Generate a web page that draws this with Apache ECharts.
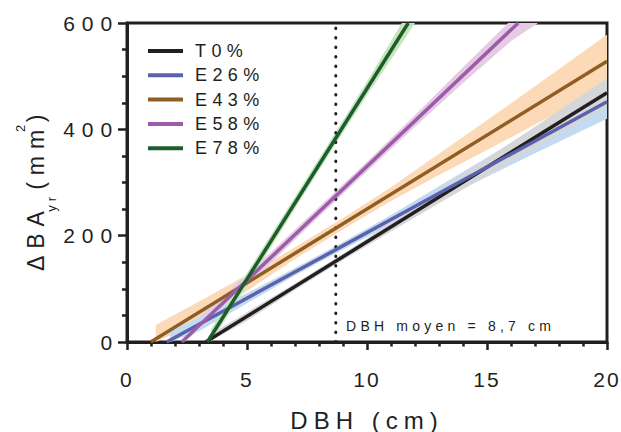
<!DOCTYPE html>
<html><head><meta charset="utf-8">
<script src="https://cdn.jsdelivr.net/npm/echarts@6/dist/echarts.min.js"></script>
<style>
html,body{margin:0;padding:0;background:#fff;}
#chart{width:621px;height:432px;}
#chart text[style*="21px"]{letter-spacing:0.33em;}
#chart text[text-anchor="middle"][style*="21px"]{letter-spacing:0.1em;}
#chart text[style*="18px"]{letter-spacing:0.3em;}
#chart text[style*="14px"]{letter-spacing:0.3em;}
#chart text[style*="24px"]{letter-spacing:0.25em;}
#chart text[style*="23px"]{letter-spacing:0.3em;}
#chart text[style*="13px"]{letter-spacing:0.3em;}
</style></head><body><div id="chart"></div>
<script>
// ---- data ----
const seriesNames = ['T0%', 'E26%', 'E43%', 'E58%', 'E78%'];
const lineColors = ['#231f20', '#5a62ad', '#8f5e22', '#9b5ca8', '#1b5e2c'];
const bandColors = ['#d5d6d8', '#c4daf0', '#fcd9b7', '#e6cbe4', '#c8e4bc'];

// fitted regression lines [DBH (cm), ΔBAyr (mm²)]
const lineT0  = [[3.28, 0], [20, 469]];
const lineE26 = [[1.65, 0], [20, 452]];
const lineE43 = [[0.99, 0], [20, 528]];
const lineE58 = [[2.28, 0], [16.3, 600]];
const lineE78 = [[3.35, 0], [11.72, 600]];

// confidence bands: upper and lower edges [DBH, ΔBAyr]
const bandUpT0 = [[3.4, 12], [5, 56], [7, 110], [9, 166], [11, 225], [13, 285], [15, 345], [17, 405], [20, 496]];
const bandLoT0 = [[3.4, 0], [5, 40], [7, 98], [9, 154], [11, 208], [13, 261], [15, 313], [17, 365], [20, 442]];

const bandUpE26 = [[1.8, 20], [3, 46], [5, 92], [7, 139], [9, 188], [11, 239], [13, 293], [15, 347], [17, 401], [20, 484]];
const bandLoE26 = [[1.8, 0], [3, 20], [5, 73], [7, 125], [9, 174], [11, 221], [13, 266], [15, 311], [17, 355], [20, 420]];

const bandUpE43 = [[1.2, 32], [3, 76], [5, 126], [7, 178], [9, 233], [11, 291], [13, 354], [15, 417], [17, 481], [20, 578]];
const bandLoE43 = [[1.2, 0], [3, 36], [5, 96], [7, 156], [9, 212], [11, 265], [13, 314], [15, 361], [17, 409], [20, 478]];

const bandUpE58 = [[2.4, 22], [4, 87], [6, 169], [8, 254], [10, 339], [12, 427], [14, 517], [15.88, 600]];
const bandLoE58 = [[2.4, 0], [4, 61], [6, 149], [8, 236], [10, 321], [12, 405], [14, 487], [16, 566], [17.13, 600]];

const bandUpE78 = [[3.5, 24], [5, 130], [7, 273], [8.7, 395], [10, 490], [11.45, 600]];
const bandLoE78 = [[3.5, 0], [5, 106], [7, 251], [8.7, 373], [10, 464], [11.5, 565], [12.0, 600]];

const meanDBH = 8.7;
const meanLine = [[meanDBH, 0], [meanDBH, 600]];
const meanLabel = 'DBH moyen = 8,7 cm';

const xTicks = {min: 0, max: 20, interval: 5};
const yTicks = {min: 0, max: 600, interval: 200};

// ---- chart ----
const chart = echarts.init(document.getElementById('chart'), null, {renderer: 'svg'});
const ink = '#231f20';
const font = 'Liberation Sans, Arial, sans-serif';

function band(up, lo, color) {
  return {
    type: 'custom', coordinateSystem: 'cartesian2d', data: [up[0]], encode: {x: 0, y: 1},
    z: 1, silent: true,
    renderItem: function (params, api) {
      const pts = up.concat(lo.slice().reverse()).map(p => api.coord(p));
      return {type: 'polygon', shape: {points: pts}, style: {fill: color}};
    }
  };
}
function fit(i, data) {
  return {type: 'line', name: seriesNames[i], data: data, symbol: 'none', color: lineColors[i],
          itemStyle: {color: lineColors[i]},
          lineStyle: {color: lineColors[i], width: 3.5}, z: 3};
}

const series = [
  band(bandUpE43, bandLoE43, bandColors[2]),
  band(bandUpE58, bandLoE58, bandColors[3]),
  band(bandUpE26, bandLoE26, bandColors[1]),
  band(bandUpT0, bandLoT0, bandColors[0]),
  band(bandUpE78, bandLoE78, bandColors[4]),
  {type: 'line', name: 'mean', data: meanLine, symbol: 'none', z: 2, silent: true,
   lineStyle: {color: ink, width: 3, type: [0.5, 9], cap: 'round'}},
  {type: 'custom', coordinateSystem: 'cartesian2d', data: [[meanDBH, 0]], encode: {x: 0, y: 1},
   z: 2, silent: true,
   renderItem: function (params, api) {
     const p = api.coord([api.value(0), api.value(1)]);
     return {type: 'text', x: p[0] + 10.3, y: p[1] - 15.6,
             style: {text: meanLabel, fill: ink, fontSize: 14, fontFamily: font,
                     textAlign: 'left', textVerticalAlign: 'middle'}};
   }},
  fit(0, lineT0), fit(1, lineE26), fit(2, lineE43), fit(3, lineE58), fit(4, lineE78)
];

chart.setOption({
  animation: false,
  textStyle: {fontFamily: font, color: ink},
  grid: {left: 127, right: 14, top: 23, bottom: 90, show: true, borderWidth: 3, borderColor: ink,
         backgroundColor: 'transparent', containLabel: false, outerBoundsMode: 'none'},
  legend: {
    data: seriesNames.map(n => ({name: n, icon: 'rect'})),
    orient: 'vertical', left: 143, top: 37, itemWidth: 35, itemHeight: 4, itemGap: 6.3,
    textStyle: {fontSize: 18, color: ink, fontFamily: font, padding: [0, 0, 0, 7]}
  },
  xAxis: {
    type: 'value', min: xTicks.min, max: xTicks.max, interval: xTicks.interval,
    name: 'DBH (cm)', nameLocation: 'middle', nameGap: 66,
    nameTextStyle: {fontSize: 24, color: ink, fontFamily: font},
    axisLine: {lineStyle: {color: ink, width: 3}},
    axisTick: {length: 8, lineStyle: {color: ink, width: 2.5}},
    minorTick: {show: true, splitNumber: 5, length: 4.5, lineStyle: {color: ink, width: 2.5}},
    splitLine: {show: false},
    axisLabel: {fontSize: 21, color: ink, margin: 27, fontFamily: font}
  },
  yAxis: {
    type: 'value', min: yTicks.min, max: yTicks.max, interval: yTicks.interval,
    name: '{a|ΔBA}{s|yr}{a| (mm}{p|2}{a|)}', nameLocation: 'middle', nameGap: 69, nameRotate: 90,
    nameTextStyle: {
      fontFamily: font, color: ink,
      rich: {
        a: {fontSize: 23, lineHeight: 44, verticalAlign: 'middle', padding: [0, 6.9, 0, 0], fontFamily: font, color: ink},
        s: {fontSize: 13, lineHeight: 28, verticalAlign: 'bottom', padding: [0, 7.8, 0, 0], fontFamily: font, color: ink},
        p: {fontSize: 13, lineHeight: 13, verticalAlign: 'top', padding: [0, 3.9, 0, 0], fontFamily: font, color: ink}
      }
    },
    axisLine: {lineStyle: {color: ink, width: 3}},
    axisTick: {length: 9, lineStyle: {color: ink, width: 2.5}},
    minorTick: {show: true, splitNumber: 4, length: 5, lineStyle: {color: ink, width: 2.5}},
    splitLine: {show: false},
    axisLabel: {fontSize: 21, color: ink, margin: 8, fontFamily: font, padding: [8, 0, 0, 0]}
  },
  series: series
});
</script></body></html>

## Challenge
Repeat the data exactly in full, omitting its pictures.

## Completed exercise
Generate a web page that draws this with Apache ECharts.
<!DOCTYPE html>
<html><head><meta charset="utf-8">
<script src="https://cdn.jsdelivr.net/npm/echarts@6/dist/echarts.min.js"></script>
<style>
html,body{margin:0;padding:0;background:#fff;}
#chart{width:621px;height:432px;}
#chart text[style*="21px"]{letter-spacing:0.33em;}
#chart text[text-anchor="middle"][style*="21px"]{letter-spacing:0.1em;}
#chart text[style*="18px"]{letter-spacing:0.3em;}
#chart text[style*="14px"]{letter-spacing:0.3em;}
#chart text[style*="24px"]{letter-spacing:0.25em;}
#chart text[style*="23px"]{letter-spacing:0.3em;}
#chart text[style*="13px"]{letter-spacing:0.3em;}
</style></head><body><div id="chart"></div>
<script>
// ---- data ----
const seriesNames = ['T0%', 'E26%', 'E43%', 'E58%', 'E78%'];
const lineColors = ['#231f20', '#5a62ad', '#8f5e22', '#9b5ca8', '#1b5e2c'];
const bandColors = ['#d5d6d8', '#c4daf0', '#fcd9b7', '#e6cbe4', '#c8e4bc'];

// fitted regression lines [DBH (cm), ΔBAyr (mm²)]
const lineT0  = [[3.28, 0], [20, 469]];
const lineE26 = [[1.65, 0], [20, 452]];
const lineE43 = [[0.99, 0], [20, 528]];
const lineE58 = [[2.28, 0], [16.3, 600]];
const lineE78 = [[3.35, 0], [11.72, 600]];

// confidence bands: upper and lower edges [DBH, ΔBAyr]
const bandUpT0 = [[3.4, 12], [5, 56], [7, 110], [9, 166], [11, 225], [13, 285], [15, 345], [17, 405], [20, 496]];
const bandLoT0 = [[3.4, 0], [5, 40], [7, 98], [9, 154], [11, 208], [13, 261], [15, 313], [17, 365], [20, 442]];

const bandUpE26 = [[1.8, 20], [3, 46], [5, 92], [7, 139], [9, 188], [11, 239], [13, 293], [15, 347], [17, 401], [20, 484]];
const bandLoE26 = [[1.8, 0], [3, 20], [5, 73], [7, 125], [9, 174], [11, 221], [13, 266], [15, 311], [17, 355], [20, 420]];

const bandUpE43 = [[1.2, 32], [3, 76], [5, 126], [7, 178], [9, 233], [11, 291], [13, 354], [15, 417], [17, 481], [20, 578]];
const bandLoE43 = [[1.2, 0], [3, 36], [5, 96], [7, 156], [9, 212], [11, 265], [13, 314], [15, 361], [17, 409], [20, 478]];

const bandUpE58 = [[2.4, 22], [4, 87], [6, 169], [8, 254], [10, 339], [12, 427], [14, 517], [15.88, 600]];
const bandLoE58 = [[2.4, 0], [4, 61], [6, 149], [8, 236], [10, 321], [12, 405], [14, 487], [16, 566], [17.13, 600]];

const bandUpE78 = [[3.5, 24], [5, 130], [7, 273], [8.7, 395], [10, 490], [11.45, 600]];
const bandLoE78 = [[3.5, 0], [5, 106], [7, 251], [8.7, 373], [10, 464], [11.5, 565], [12.0, 600]];

const meanDBH = 8.7;
const meanLine = [[meanDBH, 0], [meanDBH, 600]];
const meanLabel = 'DBH moyen = 8,7 cm';

const xTicks = {min: 0, max: 20, interval: 5};
const yTicks = {min: 0, max: 600, interval: 200};

// ---- chart ----
const chart = echarts.init(document.getElementById('chart'), null, {renderer: 'svg'});
const ink = '#231f20';
const font = 'Liberation Sans, Arial, sans-serif';

function band(up, lo, color) {
  return {
    type: 'custom', coordinateSystem: 'cartesian2d', data: [up[0]], encode: {x: 0, y: 1},
    z: 1, silent: true,
    renderItem: function (params, api) {
      const pts = up.concat(lo.slice().reverse()).map(p => api.coord(p));
      return {type: 'polygon', shape: {points: pts}, style: {fill: color}};
    }
  };
}
function fit(i, data) {
  return {type: 'line', name: seriesNames[i], data: data, symbol: 'none', color: lineColors[i],
          itemStyle: {color: lineColors[i]},
          lineStyle: {color: lineColors[i], width: 3.5}, z: 3};
}

const series = [
  band(bandUpE43, bandLoE43, bandColors[2]),
  band(bandUpE58, bandLoE58, bandColors[3]),
  band(bandUpE26, bandLoE26, bandColors[1]),
  band(bandUpT0, bandLoT0, bandColors[0]),
  band(bandUpE78, bandLoE78, bandColors[4]),
  {type: 'line', name: 'mean', data: meanLine, symbol: 'none', z: 2, silent: true,
   lineStyle: {color: ink, width: 3, type: [0.5, 9], cap: 'round'}},
  {type: 'custom', coordinateSystem: 'cartesian2d', data: [[meanDBH, 0]], encode: {x: 0, y: 1},
   z: 2, silent: true,
   renderItem: function (params, api) {
     const p = api.coord([api.value(0), api.value(1)]);
     return {type: 'text', x: p[0] + 10.3, y: p[1] - 15.6,
             style: {text: meanLabel, fill: ink, fontSize: 14, fontFamily: font,
                     textAlign: 'left', textVerticalAlign: 'middle'}};
   }},
  fit(0, lineT0), fit(1, lineE26), fit(2, lineE43), fit(3, lineE58), fit(4, lineE78)
];

chart.setOption({
  animation: false,
  textStyle: {fontFamily: font, color: ink},
  grid: {left: 127, right: 14, top: 23, bottom: 90, show: true, borderWidth: 3, borderColor: ink,
         backgroundColor: 'transparent', containLabel: false, outerBoundsMode: 'none'},
  legend: {
    data: seriesNames.map(n => ({name: n, icon: 'rect'})),
    orient: 'vertical', left: 143, top: 37, itemWidth: 35, itemHeight: 4, itemGap: 6.3,
    textStyle: {fontSize: 18, color: ink, fontFamily: font, padding: [0, 0, 0, 7]}
  },
  xAxis: {
    type: 'value', min: xTicks.min, max: xTicks.max, interval: xTicks.interval,
    name: 'DBH (cm)', nameLocation: 'middle', nameGap: 66,
    nameTextStyle: {fontSize: 24, color: ink, fontFamily: font},
    axisLine: {lineStyle: {color: ink, width: 3}},
    axisTick: {length: 8, lineStyle: {color: ink, width: 2.5}},
    minorTick: {show: true, splitNumber: 5, length: 4.5, lineStyle: {color: ink, width: 2.5}},
    splitLine: {show: false},
    axisLabel: {fontSize: 21, color: ink, margin: 27, fontFamily: font}
  },
  yAxis: {
    type: 'value', min: yTicks.min, max: yTicks.max, interval: yTicks.interval,
    name: '{a|ΔBA}{s|yr}{a| (mm}{p|2}{a|)}', nameLocation: 'middle', nameGap: 69, nameRotate: 90,
    nameTextStyle: {
      fontFamily: font, color: ink,
      rich: {
        a: {fontSize: 23, lineHeight: 44, verticalAlign: 'middle', padding: [0, 6.9, 0, 0], fontFamily: font, color: ink},
        s: {fontSize: 13, lineHeight: 28, verticalAlign: 'bottom', padding: [0, 7.8, 0, 0], fontFamily: font, color: ink},
        p: {fontSize: 13, lineHeight: 13, verticalAlign: 'top', padding: [0, 3.9, 0, 0], fontFamily: font, color: ink}
      }
    },
    axisLine: {lineStyle: {color: ink, width: 3}},
    axisTick: {length: 9, lineStyle: {color: ink, width: 2.5}},
    minorTick: {show: true, splitNumber: 4, length: 5, lineStyle: {color: ink, width: 2.5}},
    splitLine: {show: false},
    axisLabel: {fontSize: 21, color: ink, margin: 8, fontFamily: font, padding: [8, 0, 0, 0]}
  },
  series: series
});
</script></body></html>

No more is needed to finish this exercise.